Thursday, August 24, 2006

Tat and Me
(personal and sentimental, if you're not adverse, keep reading...if you are, check out Mr Anchovy where I've been guest blogging with *(Asterisk) this week)

There is a 14 year age difference between my cousin Tatijana and me.
It's hard to believe that she's caught up to me...and it's true that what we did and what we said a hundred years ago means something to someone.

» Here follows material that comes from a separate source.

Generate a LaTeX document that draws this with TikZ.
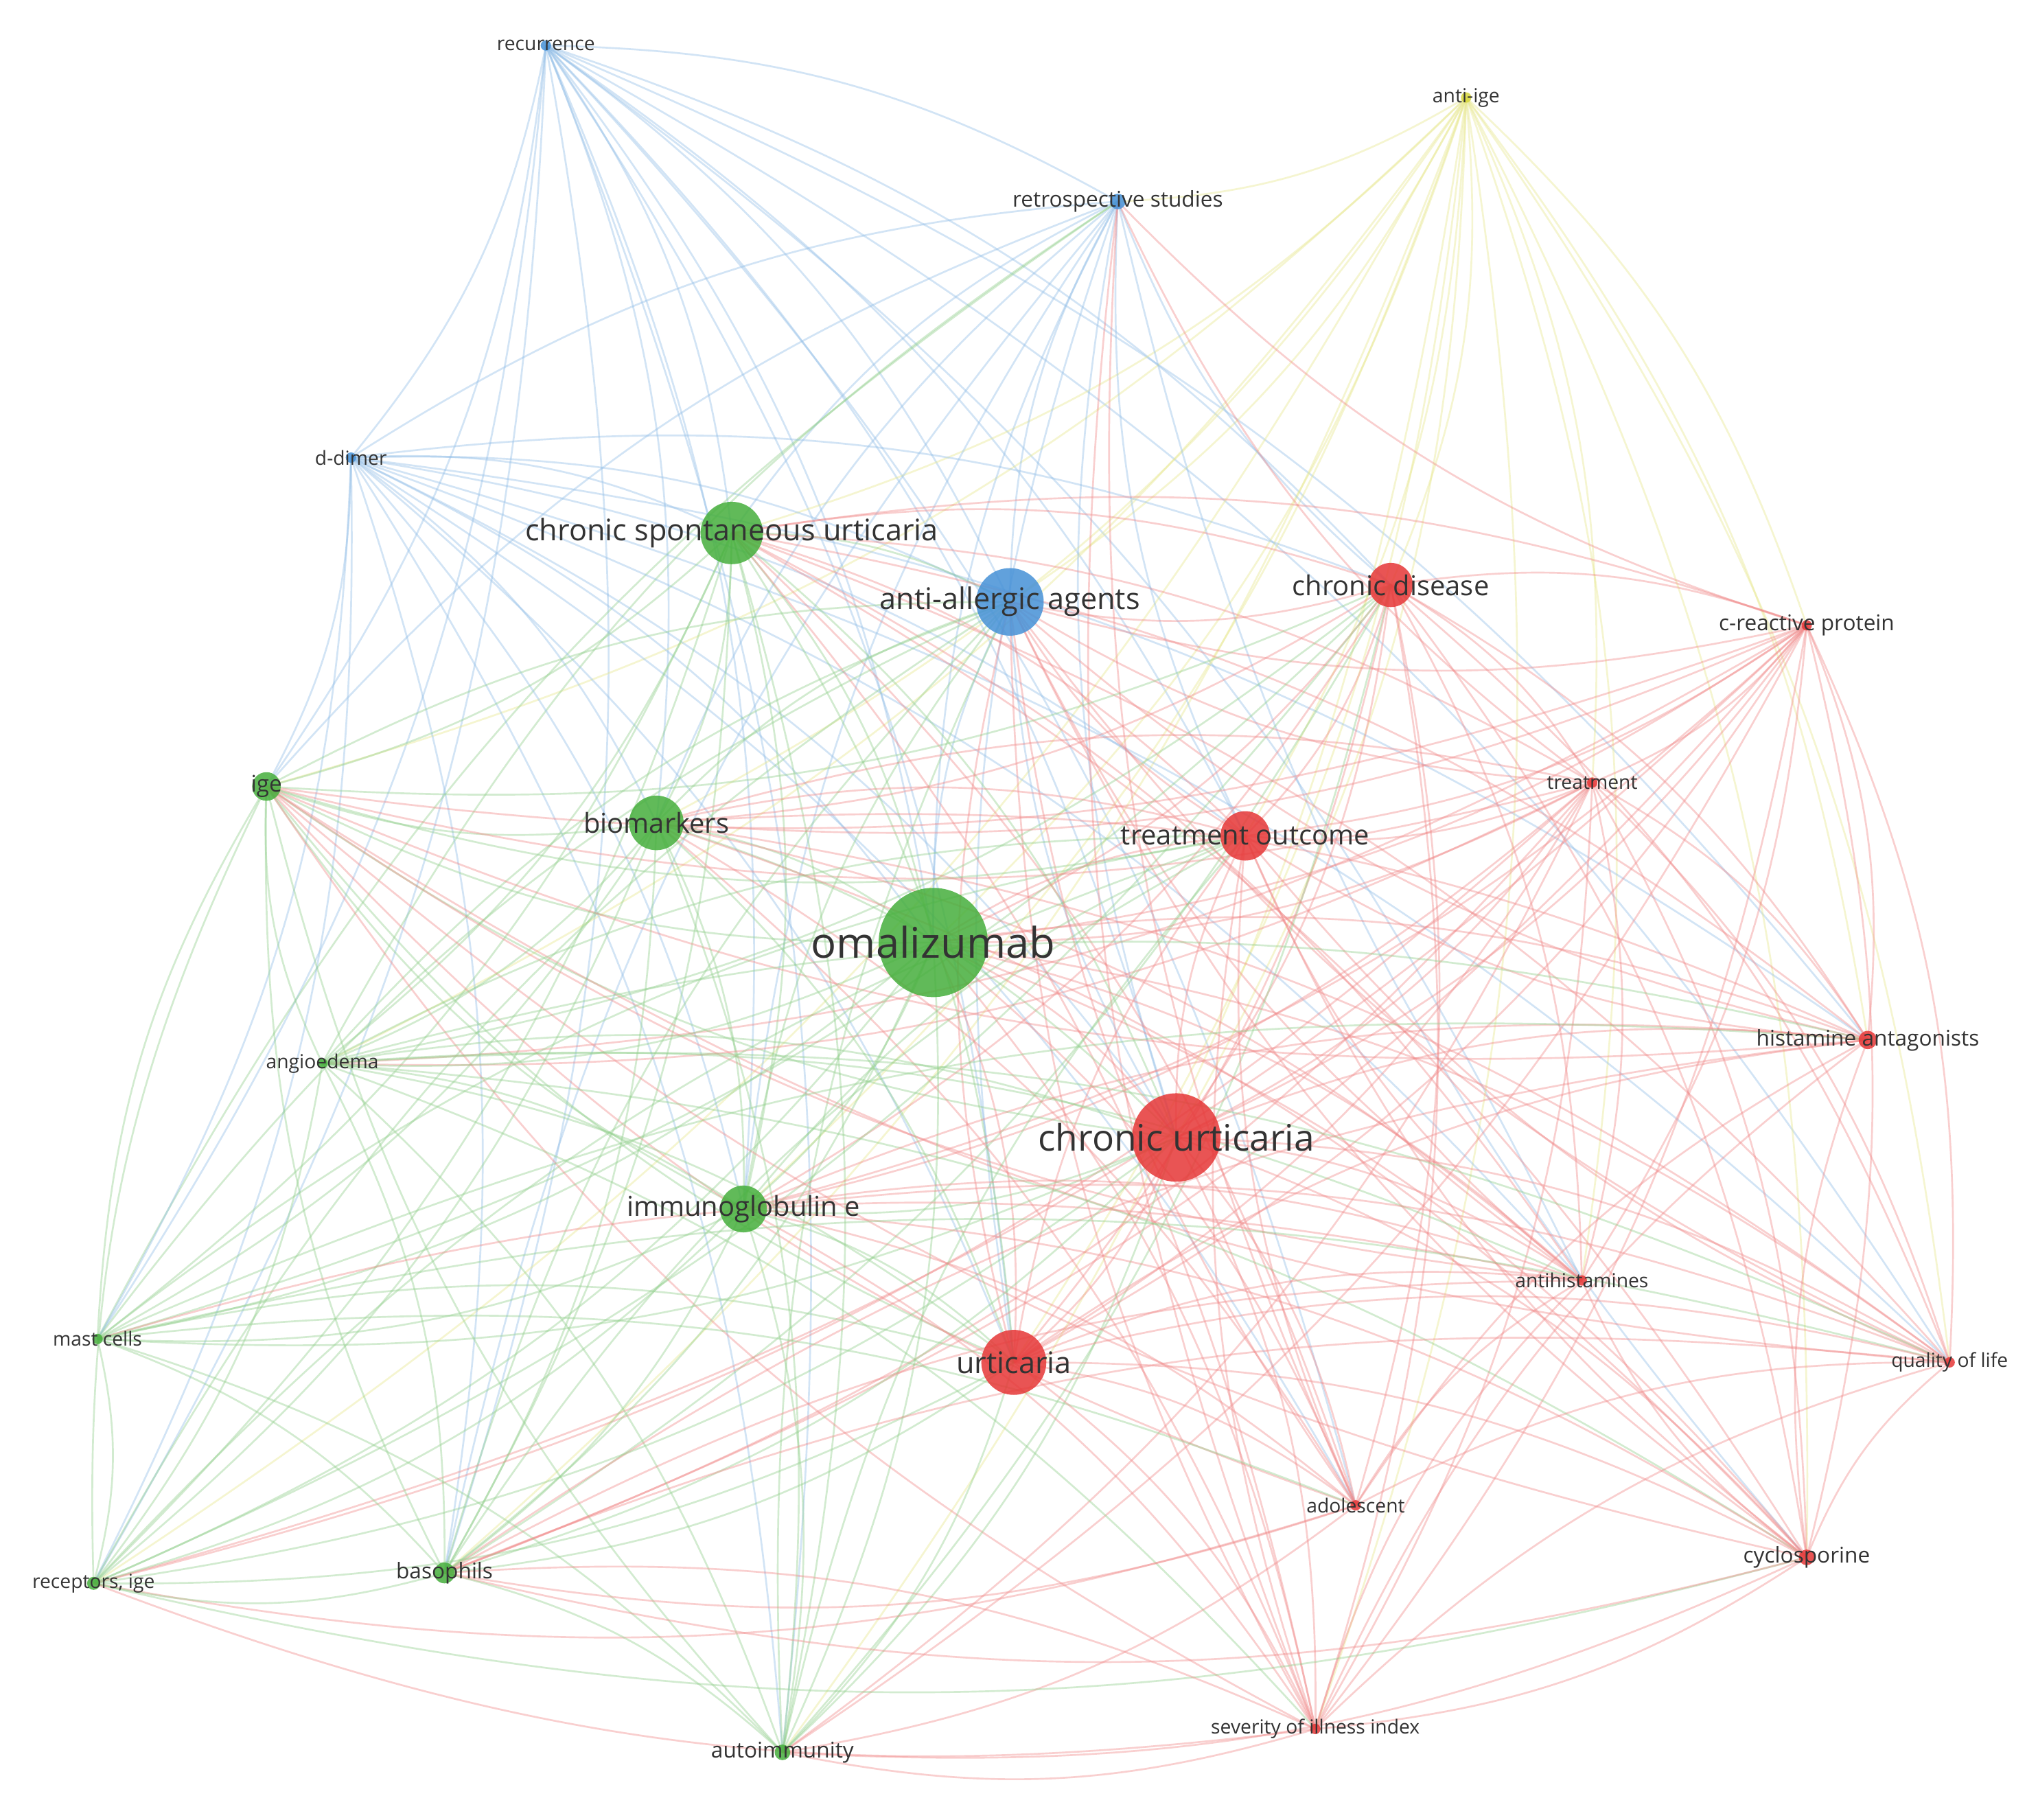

When Tat was a little girl, I was already on the cusp of adulthood.
I was in school and living in a flat around the corner from my Uja's store.
I had dinner there every night, and then I would go home to study.
Uja could see into my kitchen from his back terrace whenever he wanted to make sure I was studying.
Today, Tat is a busy woman, with a busy life, and we don't get a lot of time to just "hang".
We've been trying to get together for over a month, and today she stopped by my office to have a coffee with me and drop off a birthday gift she's been trying to give me.
When I opened the gift, and held the card in my hand...she said, "read it later".
Oh, what a Milinkov she is...while it runs in the family to be quite soft hearted and emotional, we really don't do the whole "I loooooove you sooooo much" thing. Probably because we are ....Hard heads with soft hearts.

When I got home, I pulled the card out.
It's small, and both sides are covered in miniscule writing.
She mentioned Cyndi Lauper's "Time After Time", and memories she had that I had almost forgotten.
Forcing her and her sister to listen to me read The Narnia Chronicles because no one read to me as a child, and I knew her parents didn't read to them.
I, at that time had what was considered "ecclectic" taste in clothes and style. Hey, it was the '80's, and my wardrobe consisted of vintage dresses, and bright red lipstick. My hair changed constantly, and I was off the beaten path.

I did things with Tat, and her sister that I wished an older sister or cousin could have done with me. I grew up alone, with no cousins my age, and no siblings.
So, we made gingerbread houses at Christmas time, and coloured eggs at Easter.
We went to The Planetarium, Art Galleries, the Museum and to the movies. All things that I wanted done with me when I was her age.
Things that busy and pragmatic immigrant parents don't have time for.
Blowing bubble gum bubbles, and trying all kinds of different foods. Tat and her sister Deja would spend hours "doing my hair", and Tat would go through my purse everytime I set it down.
I guess what I'm trying to say is that you never really comprehend what touch you have on people, and while I was busy living what I felt I missed out on, but playing a different role (the older cousin and not the child), she was absorbing that.
And it meant something.
To both of us.
I know that Tat reads this blog often enough, and she knows that I love her.
When Uja was in the hospital, Tat and I were talking, and I said to her: "When they go Tat, we only have each other here...you, me and Deja...", and it shouldn't take a crisis to realize that.
It doesn't hurt to celebrate family.
Especially when you don't have much of one.